Kito hails from Xelhozhe, a quaint village in Dimapur district comprising around 50-60 households. Son of a farmer, his elder brothers have represented Nagaland at the state-level.  “As a child, I would play football near the paddy fields all day.

However, for participating in such tournaments, I needed football shoes, which my father could not afford. I had canvas shoes, but they were worn out, due to overuse,” he says with a sheepish grin.

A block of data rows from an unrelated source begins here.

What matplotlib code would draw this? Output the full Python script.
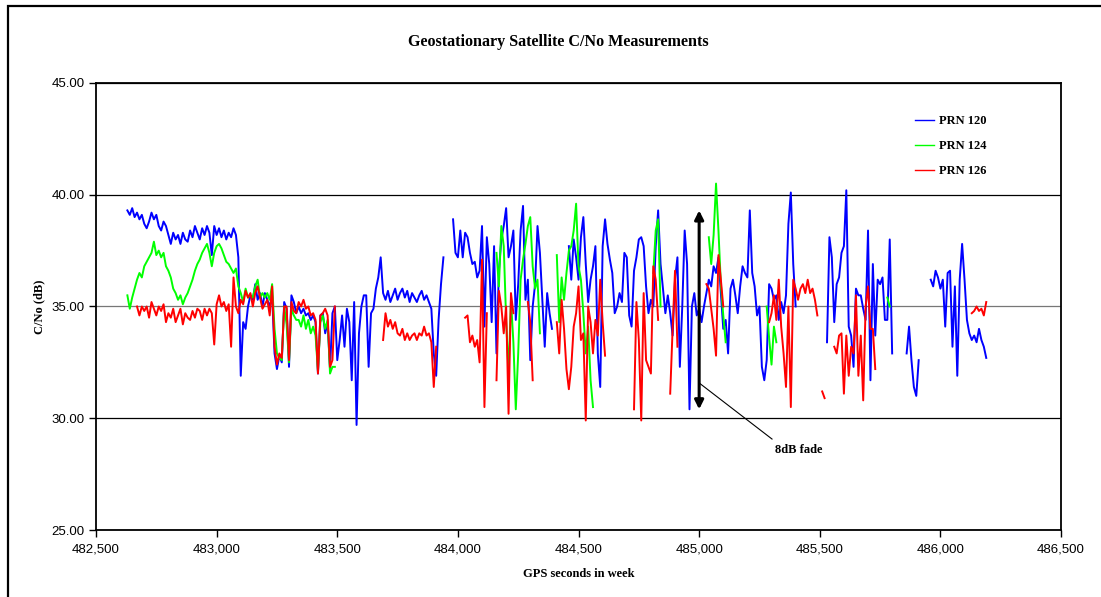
#!/usr/bin/env python3
"""C/No of the three geostationary SBAS satellites over one logging session."""
import numpy as np
import matplotlib
matplotlib.use("Agg")
import matplotlib.pyplot as plt  # noqa: E402
from matplotlib.patches import Rectangle  # noqa: E402
from matplotlib.ticker import FuncFormatter, MultipleLocator  # noqa: E402

STEP = 10  # seconds between logged samples

# (first epoch in GPS seconds of week, C/No in dB every STEP seconds)
PRN120 = [
    (482630, [39.3, 39.1, 39.4, 39.0, 39.2, 38.9, 39.1, 38.7, 38.5, 38.8,
              39.2, 38.9, 39.1, 38.6, 38.4, 38.8, 38.6, 38.2, 37.8, 38.3,
              38.0, 38.2, 37.8, 38.3, 38.0, 37.9, 38.4, 38.1, 38.6, 38.3,
              38.0, 38.5, 38.2, 38.6, 38.3, 37.3, 38.6, 38.2, 38.5, 38.1,
              38.4, 38.0, 38.3, 38.1, 38.5, 38.2, 37.2, 31.9, 34.3, 34.0,
              35.0, 35.5, 35.3, 36.0, 35.3, 35.6, 35.0, 35.6, 35.3, 35.0,
              35.5, 32.9, 32.2, 32.8, 32.5, 35.2, 34.9, 32.3, 35.5, 35.2,
              34.7, 35.0, 34.7, 34.9, 34.6, 34.7, 34.4, 34.6, 34.3, 32.0,
              34.6, 34.7, 33.8, 34.3, 32.2, 34.7, 35.0, 32.6, 33.5, 34.6,
              33.2, 34.9, 34.3, 31.7, 35.2, 29.7, 33.8, 35.0, 35.5, 35.5,
              32.3, 34.7, 34.9, 35.8, 36.3, 37.2, 35.6, 35.3, 35.7, 35.2,
              35.5, 35.8, 35.3, 35.6, 35.8, 35.4, 35.7, 35.2, 35.6, 35.4,
              35.2, 35.5, 35.7, 35.3, 35.5, 35.2, 34.9, 32.9, 31.9, 34.4,
              36.0, 37.2]),
    (483980, [38.9, 37.4, 37.2, 38.4, 37.2, 38.3, 38.1, 37.4, 36.9, 37.0,
              36.3, 36.6, 38.6, 34.1, 38.1, 36.9, 34.3, 37.7, 32.9, 36.6,
              38.0, 38.6, 39.4, 37.2, 37.7, 38.4, 34.4, 36.0, 38.4, 39.5,
              35.3, 36.2, 32.6, 35.0, 36.0, 38.6, 37.4, 35.3, 33.2, 35.6,
              34.7, 34.0]),
    (484460, [37.7, 36.2, 38.0, 37.2, 36.2, 38.1, 39.0, 36.9, 35.2, 36.2,
              36.8, 37.7, 32.9, 31.4, 37.7, 38.9, 37.8, 37.1, 36.5, 34.7,
              35.0, 35.6, 35.2, 37.4, 37.2, 34.6, 34.1, 36.6, 37.2, 38.0,
              38.1, 37.7, 35.9, 34.7, 35.3, 35.0, 37.7, 39.3, 36.9, 35.8,
              34.7, 35.5, 34.7, 33.7, 36.2, 37.2, 32.3, 35.0, 38.4, 36.9,
              30.4, 35.0, 35.6, 34.6, 34.9, 34.3, 35.0, 35.6, 36.2, 35.9,
              36.8, 36.5, 37.2, 35.6, 34.0, 34.4, 32.9, 35.8, 36.2, 35.5,
              34.7, 35.9, 36.8, 36.5, 36.3, 39.3, 36.5, 35.9, 34.6, 35.0,
              32.3, 31.7, 32.6, 36.0, 35.8, 35.3, 35.5, 34.4, 35.2, 34.7,
              35.5, 38.7, 40.1, 36.9, 35.0]),
    (485530, [33.4, 38.1, 37.2, 34.3, 36.0, 36.3, 37.4, 37.7, 40.2, 34.1,
              33.7, 32.3, 35.8, 35.5, 35.5, 34.9, 34.4, 38.4, 31.7, 36.9,
              33.7, 36.2, 36.0, 36.3, 34.4, 34.4, 38.0, 32.9]),
    (485860, [32.9, 34.1, 32.6, 31.4, 31.0, 32.6]),
    (485960, [36.2, 35.9, 36.6, 36.3, 35.8, 36.2, 34.1, 36.5, 36.6, 33.2,
              35.9, 31.9, 36.2, 37.8, 36.2, 34.4, 33.8, 33.5, 33.7, 33.4,
              34.0, 33.5, 33.2, 32.7]),
]

PRN124 = [
    (482630, [35.5, 34.9, 35.4, 35.8, 36.2, 36.5, 36.3, 36.8, 37.0, 37.2,
              37.4, 37.9, 37.3, 37.5, 37.2, 37.4, 36.8, 36.6, 36.3, 35.8,
              35.6, 35.3, 35.5, 35.1, 35.4, 35.6, 35.9, 36.2, 36.6, 36.9,
              37.1, 37.4, 37.6, 37.8, 37.4, 36.8, 37.4, 37.7, 37.8, 37.6,
              37.3, 37.0, 36.9, 36.7, 36.5, 36.7, 35.9, 35.6, 35.2, 35.8,
              35.4, 35.5, 35.4, 35.9, 36.2, 35.4, 35.6, 35.4, 35.6, 35.3,
              36.0, 34.0, 32.9, 32.7, 32.6, 35.0, 34.2, 32.5, 34.9, 34.6,
              34.4, 34.4, 34.1, 34.6, 34.0, 34.4, 33.8, 34.1, 33.7, 32.1,
              34.3, 34.6, 34.0, 34.4, 32.0, 32.3, 32.3]),
    (484160, [37.4, 35.9, 38.6, 37.7, 34.4, 32.0, 35.3, 33.4, 30.4, 32.9,
              36.2, 37.1, 37.8, 38.6, 39.0, 36.8, 35.8, 36.2, 33.8]),
    (484410, [37.3, 34.3, 36.3, 35.3, 36.5, 37.5, 37.7, 38.4, 39.6, 36.8,
              36.2, 34.7, 32.9, 34.1, 31.7, 30.5]),
    (484810, [36.5, 38.4, 38.9, 35.0]),
    (485040, [38.1, 36.9, 38.2, 40.5, 38.4, 36.0, 34.6, 33.4]),
    (485280, [35.0, 33.6, 32.4, 34.1, 33.4]),
    (485780, [35.4, 35.0]),
]

PRN126 = [
    (482670, [35.0, 34.6, 35.0, 34.8, 35.0, 34.5,
              35.2, 34.9, 34.6, 35.0, 34.8, 35.1, 34.3, 34.7, 34.5, 34.9,
              34.3, 34.6, 34.9, 34.2, 34.7, 34.5, 34.4, 34.8, 34.5, 34.9,
              34.8, 34.4, 34.9, 34.6, 34.9, 34.7, 33.3, 35.1, 35.5, 35.0,
              35.2, 34.8, 35.1, 33.2, 36.3, 35.0, 34.7, 35.3, 35.1, 35.7,
              35.4, 35.6, 35.0, 35.6, 35.9, 35.4, 34.9, 35.1, 35.3, 34.6,
              35.9, 33.2, 32.4, 32.9, 32.7, 35.0, 35.0, 32.6, 35.2, 34.8,
              34.7, 35.2, 35.0, 35.3, 34.9, 35.0, 34.6, 34.7, 34.4, 32.0,
              34.6, 34.7, 34.9, 34.6, 32.3, 32.6, 35.0]),
    (483690, [33.5, 34.7, 34.1, 34.4, 34.0, 34.3, 33.8, 33.7, 34.0, 33.5,
              33.8, 33.5, 33.7, 33.8, 33.5, 33.8, 33.7, 34.1, 33.7, 33.8,
              33.4, 31.4, 33.2]),
    (484030, [34.5, 34.6, 33.4, 33.7, 33.2, 33.5, 32.5, 37.1, 30.5, 34.7]),
    (484160, [31.7, 35.7, 35.0, 33.8, 35.0, 30.2, 35.6, 34.7]),
    (484290, [35.2, 34.3, 31.7]),
    (484410, [34.3, 32.9, 35.3, 34.0, 32.2, 31.3, 32.3, 34.1, 34.7, 35.9,
              33.5, 33.8, 29.9, 35.0, 34.3, 32.9, 34.4, 33.7, 36.2, 34.3,
              32.8]),
    (484730, [30.4, 35.2, 33.5, 29.9, 35.6, 32.6, 32.3, 32.0, 36.8, 36.2,
              34.4]),
    (484880, [31.1, 34.0, 36.6, 33.2]),
    (485030, [36.0, 35.8, 34.9, 34.0, 32.8, 37.3, 36.2, 35.0]),
    (485290, [34.3, 34.7, 35.5, 34.4, 36.2, 34.1, 32.9, 31.4, 35.0, 30.5,
              36.2, 35.8, 35.3, 35.8, 36.0, 35.6, 36.2, 35.6, 35.8, 35.3,
              34.6]),
    (485510, [31.2, 30.9]),
    (485560, [33.2, 32.9, 33.7, 33.8, 31.1, 33.7, 31.9, 33.2, 32.9, 35.5,
              31.9, 33.7, 30.8, 35.0, 35.9, 34.0, 34.0, 32.2]),
    (486130, [34.7, 34.8, 35.0, 34.8, 34.9, 34.6, 35.2]),
]

SERIES = [("PRN 120", PRN120, "#0000ff"),
          ("PRN 124", PRN124, "#00ff00"),
          ("PRN 126", PRN126, "#ff0000")]

FADE_TIME = 485000
FADE_TOP, FADE_BOTTOM = 39.3, 30.4

SERIF = ["Liberation Serif", "DejaVu Serif"]
SANS = ["Liberation Sans", "DejaVu Sans"]


def join(segments):
    """Glue tracked stretches into one line, with NaN breaks between them."""
    ts, vs = [], []
    for start, vals in segments:
        ts.append(start + STEP * np.arange(len(vals)))
        vs.append(np.asarray(vals, dtype=float))
        ts.append([np.nan])
        vs.append([np.nan])
    return np.concatenate(ts), np.concatenate(vs)


def main():
    fig = plt.figure(figsize=(11.01, 5.97), dpi=100)
    ax = fig.add_axes([0.0872, 0.1122, 0.8765, 0.7488])

    for label, segs, color in SERIES:
        t, v = join(segs)
        ax.plot(t, v, color=color, lw=1.4, label=label)

    ax.set_xlim(482500, 486500)
    ax.set_ylim(25, 45)
    ax.xaxis.set_major_locator(MultipleLocator(500))
    ax.yaxis.set_major_locator(MultipleLocator(5))
    ax.xaxis.set_major_formatter(FuncFormatter(lambda v, _: f"{v:,.0f}"))
    ax.yaxis.set_major_formatter(FuncFormatter(lambda v, _: f"{v:.2f}"))
    ax.tick_params(direction="out", length=5, width=1, labelsize=9.5, pad=3)
    for lab in ax.get_xticklabels() + ax.get_yticklabels():
        lab.set_fontfamily(SANS)
    ax.tick_params(axis="x", pad=5)

    ax.set_axisbelow(True)
    ax.grid(axis="y", color="black", lw=0.9)
    for line, val in zip(ax.get_ygridlines(), ax.get_yticks()):
        if abs(val - 35) < 1e-6:
            line.set_color("#777777")
    for sp in ax.spines.values():
        sp.set_linewidth(1.3)

    ax.text(0.4793, 1.091, "Geostationary Satellite C/No Measurements",
            transform=ax.transAxes, ha="center", va="center",
            fontsize=11.6, fontweight="bold", family=SERIF)
    ax.set_xlabel("GPS seconds in week", fontsize=9, fontweight="bold", family=SERIF)
    ax.set_ylabel("C/No (dB)", fontsize=9, fontweight="bold", family=SERIF)
    ax.xaxis.set_label_coords(0.5, -0.085)
    ax.yaxis.set_label_coords(-0.053, 0.5)

    leg = ax.legend(loc="upper left", bbox_to_anchor=(0.849, 0.928),
                    frameon=False, handlelength=1.5, handletextpad=0.4,
                    labelspacing=1.05, borderaxespad=0, borderpad=0,
                    prop={"family": SERIF, "weight": "bold", "size": 9})
    for h in leg.get_lines():
        h.set_linewidth(1.0)

    # 8 dB fade marker with its callout
    ax.annotate("", xy=(FADE_TIME, FADE_TOP), xytext=(FADE_TIME, FADE_BOTTOM),
                arrowprops=dict(arrowstyle="<|-|>", lw=2.2, color="black",
                                mutation_scale=13, shrinkA=0, shrinkB=0))
    ax.plot([FADE_TIME, 485302], [31.58, 29.07], color="black", lw=0.8)
    ax.text(485412, 28.58, "8dB fade", ha="center", va="center",
            fontsize=9, fontweight="bold", family=SERIF)

    # outer chart frame
    fig.patches.append(Rectangle((8 / 1101, -0.1), 1.2, 1.1 - 6 / 597,
                                 transform=fig.transFigure, fill=False,
                                 lw=1.6, edgecolor="black"))

    fig.savefig("out.png", dpi=100)
    plt.close(fig)


if __name__ == "__main__":
    main()
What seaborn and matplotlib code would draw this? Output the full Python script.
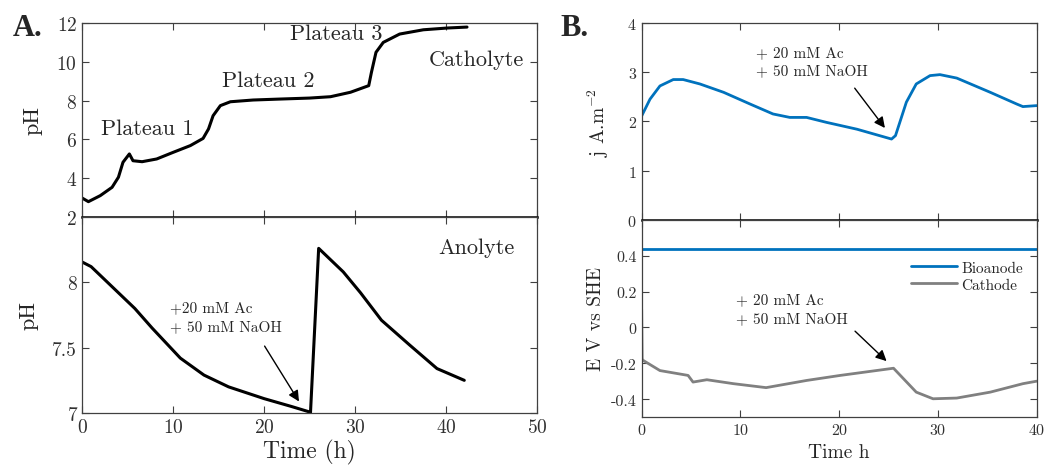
import numpy as np
import pandas as pd
import matplotlib
matplotlib.use("Agg")
import matplotlib.pyplot as plt
import seaborn as sns

# ---- Panel A: catholyte / anolyte pH ----
cath_t = [0, 0.7, 2.0, 3.3, 4.0, 4.5, 5.2, 5.6, 6.6, 8.2, 10.0, 11.9, 13.3, 13.9, 14.4,
          15.2, 16.3, 18.8, 21.8, 25.0, 27.3, 29.5, 31.5, 31.8, 32.3, 33.1, 34.9,
          37.5, 40.1, 42.3]
cath_ph = [2.98, 2.79, 3.10, 3.53, 4.05, 4.82, 5.25, 4.9, 4.85, 4.99, 5.33, 5.68, 6.05,
           6.54, 7.22, 7.74, 7.94, 8.03, 8.08, 8.13, 8.2, 8.43, 8.77, 9.46, 10.49, 11.0,
           11.43, 11.65, 11.74, 11.79]

ano_t = [0, 1.0, 3.1, 5.8, 7.7, 10.8, 13.4, 16.1, 20.0, 23.0, 24.9, 25.1,
         26.0, 28.7, 30.6, 32.9, 36.0, 39.0, 42.0]
ano_ph = [8.156, 8.12, 7.98, 7.8, 7.65, 7.42, 7.29, 7.2, 7.11, 7.05, 7.01, 7.0,
          8.26, 8.08, 7.92, 7.71, 7.52, 7.34, 7.25]

# ---- Panel B: current density and electrode potentials ----
j_t = [0, 0.84, 1.85, 3.2, 4.2, 5.9, 8.3, 11.0, 13.3, 15.0, 16.7, 18.7, 21.8, 25.3,
       25.7, 26.8, 27.8, 29.2, 30.2, 31.9, 35.3, 38.0, 38.6, 40.0]
j_val = [2.11, 2.45, 2.72, 2.85, 2.85, 2.76, 2.59, 2.35, 2.15, 2.08, 2.08, 1.98, 1.84, 1.64,
         1.71, 2.39, 2.76, 2.93, 2.95, 2.88, 2.59, 2.35, 2.30, 2.32]

bio_t = [0, 40]
bio_E = [0.437, 0.437]

cat_t = [0, 0.05, 0.17, 1.85, 4.7, 5.2, 6.6, 9.3, 12.6, 16.7, 20.1, 25.5, 27.8, 29.5,
         31.9, 35.3, 38.6, 40.0]
cat_E = [0.1, -0.18, -0.184, -0.24, -0.267, -0.304, -0.291, -0.313, -0.335, -0.295,
         -0.267, -0.227, -0.36, -0.397, -0.393, -0.36, -0.313, -0.299]

BLUE = "#0072BD"
GREY = "#808080"

sns.set_style("ticks")
plt.rcParams["font.family"] = ["cmr10", "DejaVu Serif"]
plt.rcParams["mathtext.fontset"] = "cm"
plt.rcParams["axes.unicode_minus"] = False
plt.rcParams["axes.formatter.use_mathtext"] = True

fig = plt.figure(figsize=(10.49, 4.77), dpi=100)
axA1 = fig.add_axes([0.0782, 0.5430, 0.4338, 0.4067])
axA2 = fig.add_axes([0.0782, 0.1321, 0.4338, 0.4109])
axB1 = fig.add_axes([0.6117, 0.5373, 0.3766, 0.4124])
axB2 = fig.add_axes([0.6117, 0.1231, 0.3766, 0.4143])


def style_box(ax, size):
    for s in ax.spines.values():
        s.set_color("#404040")
        s.set_linewidth(0.9)
    ax.tick_params(direction="in", top=True, right=True, labelsize=size,
                   colors="#404040", labelcolor="#303030", length=5, width=0.8)


# A top
sns.lineplot(x=cath_t, y=cath_ph, ax=axA1, color="k", lw=2.2)
axA1.set_xlim(0, 50)
axA1.set_ylim(2, 12)
axA1.set_xticks([0, 10, 20, 30, 40, 50])
axA1.set_xticklabels([])
axA1.set_yticks([2, 4, 6, 8, 10, 12])
axA1.set_ylabel("pH", fontsize=16, labelpad=10)
style_box(axA1, 14)
axA1.spines["bottom"].set_color("k")
axA1.spines["bottom"].set_linewidth(1.8)
axA1.text(7.2, 6.6, "Plateau 1", fontsize=16, ha="center", va="center")
axA1.text(20.5, 9.05, "Plateau 2", fontsize=16, ha="center", va="center")
axA1.text(27.9, 11.45, "Plateau 3", fontsize=16, ha="center", va="center")
axA1.text(43.3, 10.15, "Catholyte", fontsize=16, ha="center", va="center")

# A bottom
sns.lineplot(x=ano_t, y=ano_ph, ax=axA2, color="k", lw=2.2)
axA2.set_xlim(0, 50)
axA2.set_ylim(7, 8.5)
axA2.set_xticks([0, 10, 20, 30, 40, 50])
axA2.set_yticks([7, 7.5, 8])
axA2.set_yticklabels(["7", "7.5", "8"])
axA2.set_ylabel("pH", fontsize=16, labelpad=10)
axA2.set_xlabel("Time (h)", fontsize=17, labelpad=2)
style_box(axA2, 14)
axA2.text(43.3, 8.27, "Anolyte", fontsize=16, ha="center", va="center")
axA2.text(9.7, 7.81, "+20 mM Ac", fontsize=11, ha="left", va="center")
axA2.text(9.7, 7.66, "+ 50 mM NaOH", fontsize=11, ha="left", va="center")
axA2.annotate("", xy=(24.0, 7.07), xytext=(19.9, 7.53),
              arrowprops=dict(arrowstyle="-|>", color="k", lw=1.0, mutation_scale=16))

# B top
sns.lineplot(x=j_t, y=j_val, ax=axB1, color=BLUE, lw=2.0)
axB1.set_xlim(0, 40)
axB1.set_ylim(0, 4)
axB1.set_xticks([0, 10, 20, 30, 40])
axB1.set_xticklabels([])
axB1.set_yticks([0, 1, 2, 3, 4])
axB1.set_ylabel(r"j A.m$^{-2}$", fontsize=14, labelpad=12)
style_box(axB1, 11.5)
axB1.spines["bottom"].set_color("k")
axB1.spines["bottom"].set_linewidth(1.8)
axB1.text(11.6, 3.41, "+ 20 mM Ac", fontsize=11, ha="left", va="center")
axB1.text(11.6, 3.03, "+ 50 mM NaOH", fontsize=11, ha="left", va="center")
axB1.annotate("", xy=(24.8, 1.82), xytext=(21.4, 2.72),
              arrowprops=dict(arrowstyle="-|>", color="k", lw=1.0, mutation_scale=16))

# B bottom
sns.lineplot(x=bio_t, y=bio_E, ax=axB2, color=BLUE, lw=2.0, label="Bioanode")
sns.lineplot(x=cat_t, y=cat_E, ax=axB2, color=GREY, lw=2.0, label="Cathode")
axB2.set_xlim(0, 40)
axB2.set_ylim(-0.5, 0.6)
axB2.set_xticks([0, 10, 20, 30, 40])
axB2.set_yticks([-0.4, -0.2, 0, 0.2, 0.4])
axB2.set_yticklabels(["-0.4", "-0.2", "0", "0.2", "0.4"])
axB2.set_ylabel("E V vs SHE", fontsize=14)
axB2.set_xlabel("Time h", fontsize=14, labelpad=4)
style_box(axB2, 11.5)
axB2.legend(loc="upper right", bbox_to_anchor=(1.0, 0.86), frameon=False,
            fontsize=11, handlelength=3.0, handletextpad=0.3, labelspacing=0.2)
axB2.text(9.6, 0.154, "+ 20 mM Ac", fontsize=11, ha="left", va="center")
axB2.text(9.6, 0.052, "+ 50 mM NaOH", fontsize=11, ha="left", va="center")
axB2.annotate("", xy=(25.0, -0.198), xytext=(21.4, -0.01),
              arrowprops=dict(arrowstyle="-|>", color="k", lw=1.0, mutation_scale=16))

fig.text(0.026, 0.94, "A.", fontsize=22, fontweight="bold", family="Liberation Serif",
         ha="center", va="center")
fig.text(0.548, 0.94, "B.", fontsize=22, fontweight="bold", family="Liberation Serif",
         ha="center", va="center")

fig.savefig("out.png", dpi=100)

After selling newspapers for a little more than six months last year, Kito, finally armed with his football shoes, was now ready to participate in the local tournament.  However, little did he realise that his move would change his life forever.

Playing as an attacking midfielder in the tournament, Kito caught the attention of Mughato Aye, a professional coach and a talent spotter, associated with Youth Resources, Government of Nagaland. “These community league tournaments are a breeding ground for young talent. Kito was the standout player in the tournament last year. The immediate thing you notice about him was his game sense,” Mughato says.

Mughato then contacted Kito’s parents and got him admitted to the GreenWood School — a prestigious private-run school in Dimapur under the sports quota. Here, Kito honed his skills and also got access to all the sporting equipment and facilities that Greenwood had to offer.

A year in Greenwood has made Kito a more confident player, reckons coach Mughato. In Delhi, representing his school in the Subroto Cup, Kito has already made an impact in the U-14 leg, scoring 11 goals in 5 games and helped his team reach the finals. “Kito is the key player in the midfield for us. He has scored at crucial junctures and his assists have also created opportunities for others to score. Going into the finals, he will be the player to watch out for,” Mughato says.

Outside football, Kito does not have that many interests, except watching the odd Ranbir Kapoor films. “I liked him in Ajab Prem ki Gazab Kahani,” he says.  Going forward, he wants to represent his state at the national level and also hopes to represent India at the U-17 World Cup in three years’ time. NCC triumph NCC from North Eastern Region defeated Mata Rukmani Kanya Ashram (Chhattisgarh) 3-0 while Carmel Girls High School (Jharkhand) downed St Augustine High School (Maharashtra) 3-0 in the Under-17 Girls section as the two teams entered the quarterfinals of the 55th Subroto Football Tournament on Monday.

In the first quarterfinal to be played on October 1, Jharkhand will take on NCC and in the second it will be between Meghalaya and Haryana. The NCC team brooked no challenge from Mata Rukmani as the latter’s girls were more keen on guarding their citadel than attempting to score against their NCC rivals at the NWC ground.

On the other hand, NCC pressed hard right from the word go and the thrust provided enabled them strike as early as in the sixth minute through S. Teji Bala. Three minutes later, it was Baby Sana who increased the lead before the teams went for break. After changing ends, Teji Bala netted a goal seven minutes from end to seal the fate of Chhattisgarh.

Similarly, the Carmel school girls too did not face any resistance from their Maharashtra opponents. In fact, the Jharkhand girls took things rather easily and toyed with their rivals in a manner that they could strike at will.

Nevertheless, they had to wait for their first goal until the 17th minute when Mamta Kumari found the net. Ten minutes later she completed her brace. In the second half the Carmel girls could strike only once through Sandhya who made most of a cross from the right in the 48 th minute. For the remaining period, the teams played for time even as Maharashtra waited for the ordeal to come to an end.